In a fateful decision with continuing reverberations in the present, the George W. Bush presidency used the War on Terror as an excuse to settle “unfinished business” in Iraq as well. Despite the complete lack of ties between Hussein’s regime and Al Qaeda, and despite the absence of the “weapons of mass destruction” used as the official excuse for war, the US launched a full-scale invasion in 2002 to topple Hussein. That much was easily accomplished, as once again the Iraqi military proved completely unable to hold back American forces. Within months, however, Iraq devolved into a state of murderous anarchy as former leaders of the Ba’ath Party (thrown out of office by American forces), local Islamic clerics, and members of different tribal or ethnic groups led rival insurgencies against both the occupying American military and their own Iraqi rivals. The Iraq War thus became a costly military occupation rather than an easy regime change, and in the following years the internecine violence and American attempts to suppress Iraqi insurgents led to well over a million deaths (estimates are notoriously difficult to verify, but the death toll might actually be over two million). A 2018 US Army analysis of the war glumly concluded that the closest thing to a winner to emerge from the Iraq War was, ironically, Iran, which used the anarchic aftermath of the invasion to exert tremendous influence in the region.

Watch and Learn

Learn more about the history of Islam and Politics by watching Crash Course in World History #216.

 

The terrorist attacks on the United States in 2001 are part of a larger geo-political movement frequently referred to as “radical Islam.” The rise of radical Islam in the 21st century is a result of many complex factors, including Western colonialism in Muslim-dominated regions, state-sponsored aggressive popularization of ultra-orthodox interpretations of Islam, Western and pro-Western Muslim support for Islamist groups during the Cold War, and victories of Islamist groups over pro-Western politicians and factions in the Middle East. For Islamists, the primary threat of the West is cultural rather than political or economic. Islamists assume that cultural dependency robs one of faith and identity and thus destroys Islam and the Islamic community far more effectively than political rule.

In the late 20th century, an Islamic revival or Islamic awakening developed in the Muslim world, manifested in greater religious piety and growing adoption of Islamic culture. Two of the most important events that fueled or inspired the resurgence were the Arab oil embargo and subsequent quadrupling of the price of oil in the mid-1970s and the 1979 Iranian Revolution, which established an Islamic republic in Iran under Ayatollah Khomeini. The first created a flow of many billions of dollars from Saudi Arabia to fund Islamic books, scholarships, fellowships, and mosques around the world. The second undermined the assumption that Westernization strengthened Muslim countries and was the irreversible trend of the future.
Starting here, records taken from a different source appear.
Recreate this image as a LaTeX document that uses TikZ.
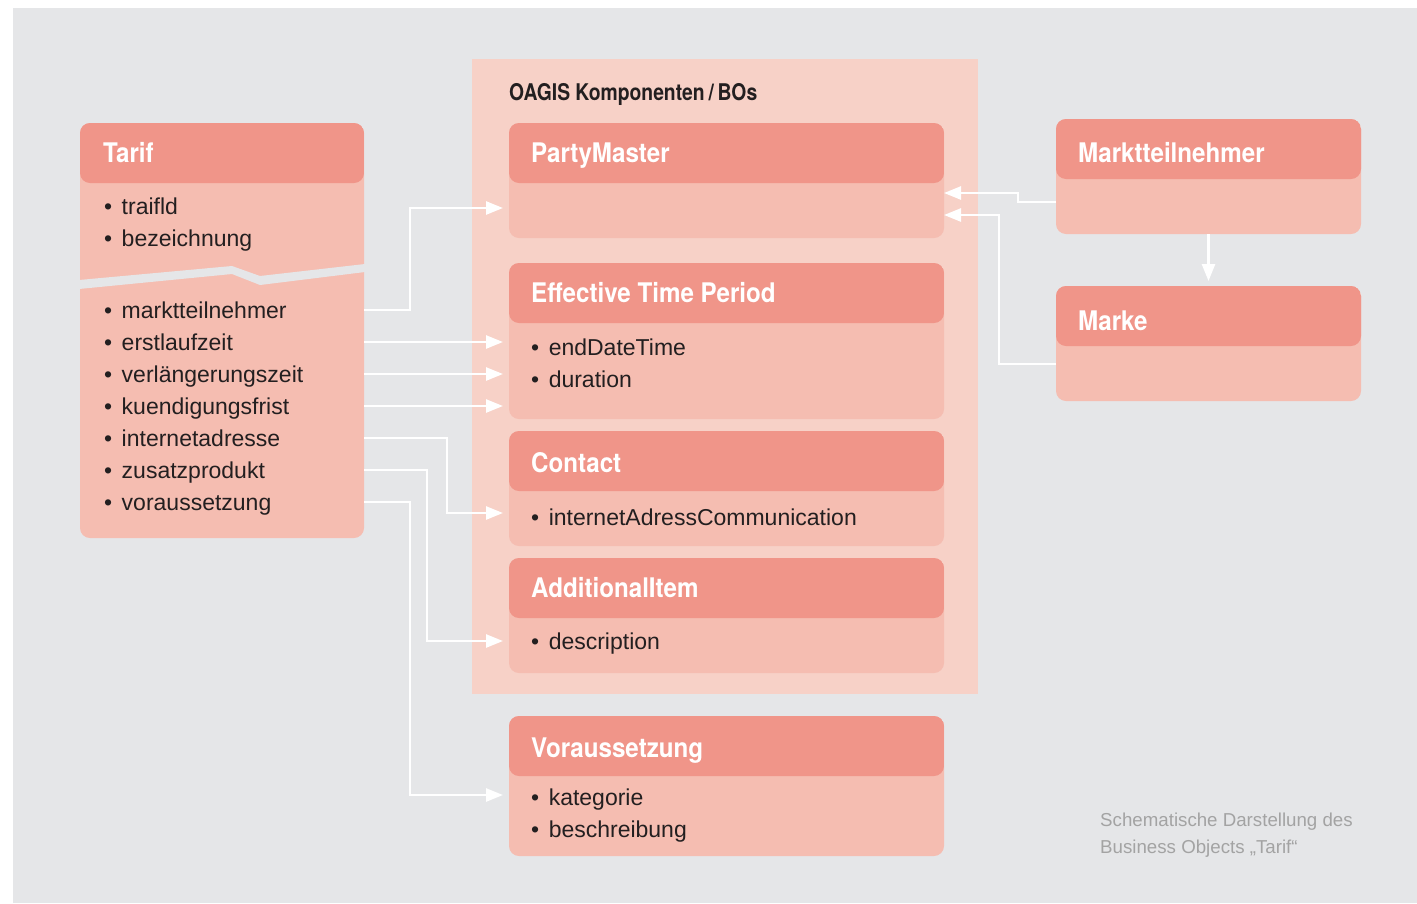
\documentclass[tikz,border=0pt]{standalone}
\usepackage{fontspec}
\setmainfont{Liberation Sans}
\newfontfamily\hfont[FakeStretch=0.895]{TeX Gyre Heros}
\newfontfamily\tfont[FakeStretch=0.84]{TeX Gyre Heros}
\usetikzlibrary{arrows.meta,calc}
\definecolor{bgc}{HTML}{E5E6E8}
\definecolor{headc}{HTML}{F09589}
\definecolor{bodyc}{HTML}{F5BDB1}
\definecolor{contc}{HTML}{F7D1C7}
\definecolor{txtc}{HTML}{231F20}
\definecolor{capc}{HTML}{A3A3A3}
\newcommand\bul{•\hspace{9.5pt}}
\begin{document}
\begin{tikzpicture}[x=1pt,y=-1pt,
  umlbox/.style={fill=bodyc, rounded corners=10pt, inner sep=0pt, outer sep=0pt, anchor=north west,
    path picture={\fill[headc] (path picture bounding box.north west) rectangle ([yshift=-60pt]path picture bounding box.north east);}},
  headtxt/.style={anchor=base west, inner sep=0pt, text=white, font=\hfont\bfseries\fontsize{27}{30}\selectfont},
  itm/.style={anchor=west, inner sep=0pt, text height=16pt, text depth=0pt, text=txtc, font=\fontsize{23}{26}\selectfont},
  captxt/.style={anchor=base west, inner sep=0pt, text=capc, font=\fontsize{18.7}{27}\selectfont},
  conn/.style={draw=white, line width=2.6pt, -{Triangle[length=17pt,width=13pt]}}
]
% background
\fill[white] (0,0) rectangle (1417,903);
\fill[bgc] (13,8) rectangle (1417,903);

% OAGIS container
\node[fill=contc, inner sep=0pt, outer sep=0pt, anchor=north west, minimum width=506pt, minimum height=635pt] (oagis) at (472,59) {};
\node[anchor=base west, inner sep=0pt, text=txtc, font=\tfont\bfseries\fontsize{23}{26}\selectfont] (oagist) at (509,100) {OAGIS Komponenten\,/\,BOs};

% boxes
\node[umlbox, minimum width=284pt, minimum height=415pt] (tarif) at (80,123) {};
\node[umlbox, minimum width=435pt, minimum height=115pt] (pm) at (509,123) {};
\node[umlbox, minimum width=435pt, minimum height=156pt] (etp) at (509,263) {};
\node[umlbox, minimum width=435pt, minimum height=115pt] (contact) at (509,431) {};
\node[umlbox, minimum width=435pt, minimum height=115pt] (addit) at (509,558) {};
\node[umlbox, minimum width=435pt, minimum height=140pt] (vor) at (509,716) {};
\node[umlbox, minimum width=305pt, minimum height=115pt] (mt) at (1056,119) {};
\node[umlbox, minimum width=305pt, minimum height=115pt] (marke) at (1056,286) {};

% split band in Tarif
\fill[bgc] (79,280) -- (232,266) -- (260,276) -- (365,264) -- (365,272) -- (260,285) -- (232,274) -- (79,289) -- cycle;

% header texts
\node[headtxt] (tarift) at (103,162) {Tarif};
\node[headtxt] (pmt) at (531,162) {PartyMaster};
\node[headtxt] (etpt) at (531,302) {Effective Time Period};
\node[headtxt] (contactt) at (531,472) {Contact};
\node[headtxt] (additt) at (531,597) {AdditionalItem};
\node[headtxt] (vort) at (531,757) {Voraussetzung};
\node[headtxt] (mtt) at (1078,162) {Marktteilnehmer};
\node[headtxt] (market) at (1078,330) {Marke};

% Tarif items
\node[itm] (t1) at (104,206) {\bul traifld};
\node[itm] (t2) at (104,238) {\bul bezeichnung};
\node[itm] (t3) at (104,310) {\bul marktteilnehmer};
\node[itm] (t4) at (104,342) {\bul erstlaufzeit};
\node[itm] (t5) at (104,374) {\bul verlängerungszeit};
\node[itm] (t6) at (104,406) {\bul kuendigungsfrist};
\node[itm] (t7) at (104,438) {\bul internetadresse};
\node[itm] (t8) at (104,470) {\bul zusatzprodukt};
\node[itm] (t9) at (104,502) {\bul voraussetzung};

% other items
\node[itm] (e1) at (531,347) {\bul endDateTime};
\node[itm] (e2) at (531,379) {\bul duration};
\node[itm] (c1) at (531,517) {\bul internetAdressCommunication};
\node[itm] (a1) at (531,641) {\bul description};
\node[itm] (v1) at (531,797) {\bul kategorie};
\node[itm] (v2) at (531,829) {\bul beschreibung};

% caption
\node[captxt] (cap1) at (1100,826) {Schematische Darstellung des};
\node[captxt] (cap2) at (1100,853) {Business Objects „Tarif“};

% connectors
\draw[conn, shorten >=6pt] (tarif.east |- t3) -- ++(46,0) |- ([yshift=-27.5pt]pm.west);
\draw[conn, shorten >=6pt] (tarif.east |- t4) -- (etp.west |- t4);
\draw[conn, shorten >=6pt] (tarif.east |- t5) -- (etp.west |- t5);
\draw[conn, shorten >=6pt] (tarif.east |- t6) -- (etp.west |- t6);
\draw[conn, shorten >=6pt] (tarif.east |- t7) -- ++(83,0) |- ([yshift=-24.5pt]contact.west);
\draw[conn, shorten >=6pt] (tarif.east |- t8) -- ++(63,0) |- (addit.west |- a1);
\draw[conn, shorten >=6pt] (tarif.east |- t9) -- ++(46,0) |- ([yshift=2pt]vor.west |- v1);
\draw[conn] ([yshift=-25.5pt]mt.west) -- ++(-38,0) |- ([yshift=-12.5pt]pm.east);
\draw[conn] ([yshift=-20.5pt]marke.west) -- ++(-57,0) |- ([yshift=-34.5pt]pm.east);
\draw[conn, shorten >=5pt] (mt.south) -- (marke.north);
\end{tikzpicture}
\end{document}
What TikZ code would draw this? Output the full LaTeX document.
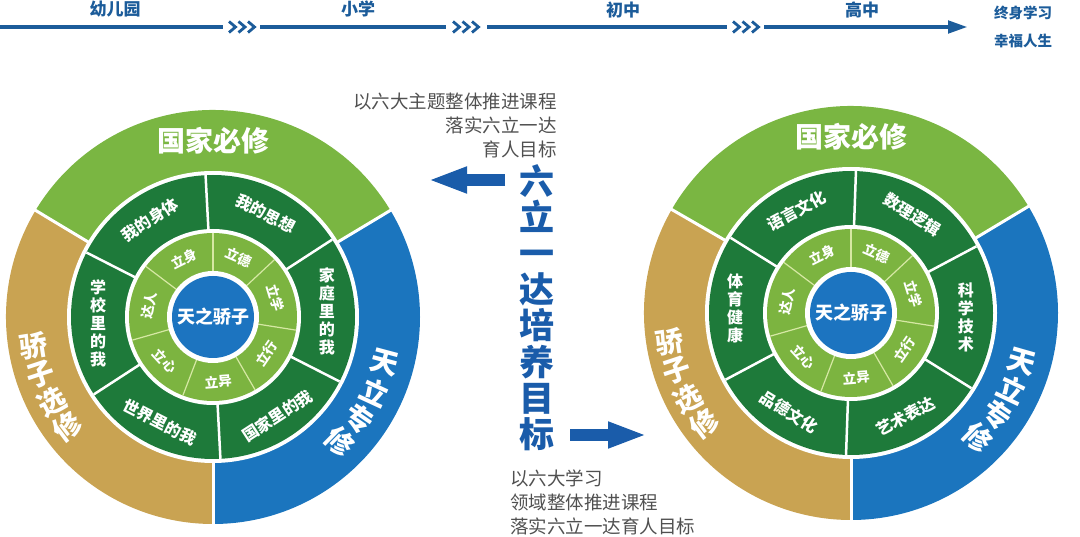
\documentclass[tikz,border=0pt]{standalone}
\usepackage{fontspec}
\setmainfont{Noto Sans CJK SC}
\usetikzlibrary{arrows.meta}

\definecolor{ringgreen}{RGB}{122,182,66}
\definecolor{ringblue}{RGB}{27,117,190}
\definecolor{ringgold}{RGB}{201,163,82}
\definecolor{darkgreen}{RGB}{30,122,58}
\definecolor{lightgreen}{RGB}{124,180,64}
\definecolor{palegreen}{RGB}{214,232,164}
\definecolor{coreblue}{RGB}{28,116,192}
\definecolor{lineblue}{RGB}{28,92,154}
\definecolor{titleblue}{RGB}{26,92,170}
\definecolor{greytext}{RGB}{80,80,80}

\tikzset{
  timeline/.style={lineblue, line width=4.5pt},
  chevron/.style={lineblue, line width=2.8pt},
  stage/.style={text=lineblue, inner sep=0pt, font=\bfseries\fontsize{17}{17}\selectfont},
  endstage/.style={stage, font=\bfseries\fontsize{14.5}{14.5}\selectfont},
  gap/.style={white, line width=3pt},
  thinline/.style={palegreen, line width=1.2pt},
  ringlabel/.style={text=white, inner sep=0pt, font=\bfseries\fontsize{28}{28}\selectfont},
  midlabel/.style={text=white, inner sep=0pt, align=center, font=\bfseries\fontsize{16}{18}\selectfont},
  innerlabel/.style={text=white, inner sep=0pt, font=\bfseries\fontsize{13.5}{14}\selectfont},
  corelabel/.style={text=white, inner sep=0pt, font=\bfseries\fontsize{18}{18}\selectfont},
  goal/.style={text=titleblue, inner sep=0pt, align=center, font=\bfseries\fontsize{35}{36.2}\selectfont},
  note/.style={text=greytext, inner sep=0pt, font=\fontsize{18.5}{24}\selectfont},
  bigarrow/.style={titleblue, line width=12pt, -{Triangle[length=39pt, width=24pt]}}
}

\begin{document}
\begin{tikzpicture}[x=1pt, y=1pt]
\useasboundingbox (0,0) rectangle (1080,536);

% timeline
\coordinate (t0) at (0,509);
\coordinate (t1) at (223,509);
\coordinate (t2) at (260,509);
\coordinate (t3) at (446,509);
\coordinate (t4) at (487,509);
\coordinate (t5) at (727,509);
\coordinate (t6) at (764,509);
\coordinate (t7) at (968,509);
\draw[timeline] (t0) -- (t1);
\draw[timeline] (t2) -- (t3);
\draw[timeline] (t4) -- (t5);
\draw[timeline, -{Triangle[length=20pt, width=12pt]}] (t6) -- (t7);
\foreach \x in {229,453,733}
  \foreach \k in {0,1,2}
    \draw[chevron] (\x+9.5*\k, 514.5) -- ++(6.5,-5.5) -- ++(-6.5,-5.5);
\node[stage] (kinder) at (115,527) {幼儿园};
\node[stage] (primary) at (358,527) {小学};
\node[stage] (junior) at (623,526) {初中};
\node[stage] (senior) at (862,526) {高中};
\node[endstage] (lifelong) at (1023,523) {终身学习};
\node[endstage] (happy) at (1023,495) {幸福人生};

% left wheel
\begin{scope}[shift={(213,219)}]
  \fill[ringgreen] (0,0) -- (31:207) arc[start angle=31, end angle=149, radius=207] -- cycle;
  \fill[ringgold] (0,0) -- (149:207) arc[start angle=149, end angle=270, radius=207] -- cycle;
  \fill[ringblue] (0,0) -- (270:207) arc[start angle=270, end angle=391, radius=207] -- cycle;
  \foreach \a in {31,149,270}
    \draw[gap] (0,0) -- (\a:208);
  \fill[white] (0,0) circle[radius=146];
  \fill[darkgreen] (0,0) circle[radius=142];
  \foreach \a in {33,93,...,333}
    \draw[gap, line width=2.5pt] (0,0) -- (\a:142);
  \fill[white] (0,0) circle[radius=88];
  \fill[lightgreen] (0,0) circle[radius=84];
  \foreach \a in {90,43,-9,-60,-111,-164,143}
    \draw[thinline] (0,0) -- (\a:84);
  \fill[white] (0,0) circle[radius=46];
  \fill[coreblue] (0,0) circle[radius=41];
  \node[corelabel] (l-core) at (0,0) {天之骄子};
  % outer ring
  \node[ringlabel] (l-national) at (90:176) {国家必修};
  \foreach \ch/\a [count=\i] in {骄/189,子/198.3,选/207.7,修/217}
    \node[ringlabel, rotate=\a-180] (l-elective\i) at (\a:182) {\ch};
  \foreach \ch/\a [count=\i] in {天/-15,立/-24.8,专/-34.7,修/-44.5}
    \node[ringlabel, rotate=\a] (l-special\i) at (\a:178) {\ch};
  % six themes
  \node[midlabel, rotate=33] (l-body) at (123:116) {我的身体};
  \node[midlabel, rotate=-27] (l-mind) at (63:116) {我的思想};
  \node[midlabel] (l-family) at (3:114) {家\\庭\\里\\的\\我};
  \node[midlabel, rotate=33] (l-country) at (-57:118) {国家里的我};
  \node[midlabel, rotate=-27] (l-world) at (243:118) {世界里的我};
  \node[midlabel] (l-school) at (183:115) {学\\校\\里\\的\\我};
  % seven goals
  \foreach \t/\a/\r [count=\i] in {立德/66.5/-23.5, 立学/17/-73, 立行/-34.5/55.5, 立异/-85.5/4.5, 立心/-137.5/-47.5, 达人/169.5/79.5, 立身/116.5/26.5}
    \node[innerlabel, rotate=\r] (l-goal\i) at (\a:65) {\t};
\end{scope}

% right wheel
\begin{scope}[shift={(851,223)}]
  \fill[ringgreen] (0,0) -- (31:207) arc[start angle=31, end angle=150, radius=207] -- cycle;
  \fill[ringgold] (0,0) -- (150:207) arc[start angle=150, end angle=270, radius=207] -- cycle;
  \fill[ringblue] (0,0) -- (270:207) arc[start angle=270, end angle=391, radius=207] -- cycle;
  \foreach \a in {31,150,270}
    \draw[gap] (0,0) -- (\a:208);
  \fill[white] (0,0) circle[radius=146];
  \fill[darkgreen] (0,0) circle[radius=142];
  \foreach \a in {28,88,...,328}
    \draw[gap, line width=2.5pt] (0,0) -- (\a:142);
  \fill[white] (0,0) circle[radius=88];
  \fill[lightgreen] (0,0) circle[radius=84];
  \foreach \a in {90,43,-9,-60,-111,-164,143}
    \draw[thinline] (0,0) -- (\a:84);
  \fill[white] (0,0) circle[radius=46];
  \fill[coreblue] (0,0) circle[radius=41];
  \node[corelabel] (r-core) at (0,0) {天之骄子};
  % outer ring
  \node[ringlabel] (r-national) at (90:176) {国家必修};
  \foreach \ch/\a [count=\i] in {骄/189,子/198.3,选/207.7,修/217}
    \node[ringlabel, rotate=\a-180] (r-elective\i) at (\a:184) {\ch};
  \foreach \ch/\a [count=\i] in {天/-16,立/-25.5,专/-35,修/-44.5}
    \node[ringlabel, rotate=\a] (r-special\i) at (\a:178) {\ch};
  % six fields
  \node[midlabel, rotate=28] (r-language) at (118:116) {语言文化};
  \node[midlabel, rotate=-32] (r-logic) at (58:116) {数理逻辑};
  \node[midlabel] (r-science) at (-2:115) {科\\学\\技\\术};
  \node[midlabel, rotate=28] (r-art) at (-62:117) {艺术表达};
  \node[midlabel, rotate=-32] (r-moral) at (238:117) {品德文化};
  \node[midlabel] (r-health) at (178:116) {体\\育\\健\\康};
  % seven goals
  \foreach \t/\a/\r [count=\i] in {立德/66.5/-23.5, 立学/17/-73, 立行/-34.5/55.5, 立异/-85.5/4.5, 立心/-137.5/-47.5, 达人/169.5/79.5, 立身/116.5/26.5}
    \node[innerlabel, rotate=\r] (r-goal\i) at (\a:65) {\t};
\end{scope}

% middle
\node[goal] (goal) at (537,228.5) {六\\立\\一\\达\\培\\养\\目\\标};
\node[note, align=right, anchor=east] (note-top) at (557,411) {以六大主题整体推进课程\\落实六立一达\\育人目标};
\node[note, align=left, anchor=west] (note-bottom) at (510,34) {以六大学习\\领域整体推进课程\\落实六立一达育人目标};
\coordinate (la-start) at (505,356);
\coordinate (la-end) at (428,356);
\coordinate (ra-start) at (570,101);
\coordinate (ra-end) at (647,101);
\draw[bigarrow] (la-start) -- (la-end);
\draw[bigarrow] (ra-start) -- (ra-end);
\end{tikzpicture}
\end{document}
The revival is a reversal of the Westernization approach common among Arab and Asian governments earlier in the 20th century. Although religious extremism and attacks on civilians and military targets represent only a small part of the movement, the revival has seen a proliferation of Islamic extremist groups in the Middle East and elsewhere in the Muslim world. They have voiced their anger at perceived exploitation as well as materialism, Westernization, democracy, and modernity, which are most commonly associated with accepting Western secular beliefs and values. The wars in Afghanistan and Iraq described in early paragraphs failed to stabilize the political situation in the Middle East and contributed to ongoing civil conflicts, with counterterrorism experts arguing that they created circumstances beneficial to the escalation of radical Islam.

Thus, the shock waves of Middle Eastern conflict reverberated around the globe, inspiring the growth of international terrorist groups on the one hand and racist and Islamophobic political parties on the other. To cite just the most important examples, the US invasion of Iraq in 2002 inadvertently prompted a massive increase in recruitment for anti-western terrorist organizations (many of which drew from disaffected EU citizens of Middle Eastern and North African ancestry). The Arab Spring of 2010 led to a brief moment of hope that new democracies might take the place of military dictatorships in countries like Libya, Egypt, and Syria, only to see authoritarian regimes or parties reassert control. Syria in particular spiraled into a horrendously bloody civil war in 2010, prompting millions of Syrian civilians to flee the country. Turkey, one of the most venerable democracies in the region since its foundation as a modern state in the aftermath of World War I, has seen its president Recep Tayyip Erdogan steadily assert greater authority over the press and the judiciary. The two other regional powers, Iran and Saudi Arabia, carry on a proxy war in Yemen and fund rival paramilitary (often considered terrorist) groups across the region. Israel, meanwhile, continues to face both regional hostility and internal threats from desperate Palestinian insurgents, responding by tightening its control over the nominally autonomous Palestinian regions of the West Bank and Gaza Strip.

In Europe, fleeing Middle Eastern (and to a lesser extent, African) refugees seeking the infinitely greater stability and opportunity available to them abroad have brought about a resurgence of far right and, in many cases, openly neo-fascist politics. While fascistic parties like France’s National Front have existed since the 1960s, they remained basically marginal and demonized for most of their history. Since 2010, far right parties have grown steadily in importance, seeing their share of each country’s electorate increase as worries about the impact of immigration drives voters to embrace nativist, crypto-racist political messages. Even some citizens who do not harbor openly racist views have come to be attracted to the new right, since mainstream political parties often seem to represent only the interests of out-of-touch social elites (again, Brexit serves as the starkest demonstration of voter resentment translating into a shocking political result).

While interpretations of events since the start of the twenty-first century will necessarily vary, what seems clear is that both the postwar consensus between center-left and center-right politics is all but a dead letter. Likewise, fascism can no longer be considered a terrible historical error that is, fortunately, now dead and gone; it has lurched back onto the world stage. A widespread sense of anger, disillusionment, and resentment haunts politics throughout the world.

Predicting the future is a fool’s errand, and one that historians in particular are generally hesitant to engage in. That said, if nothing else, history provides both examples and counterexamples of things that have happened in the past that can, and should, serve as warnings for the present. As this survey of world history since 1500 has demonstrated, much of history has been governed by greed, indifference to human suffering, and the lust for power. It can be hoped that studying the consequences of those factors and the actions inspired by them might prove to be an antidote to their appeal, and hopefully to their purported legitimacy as political motivations.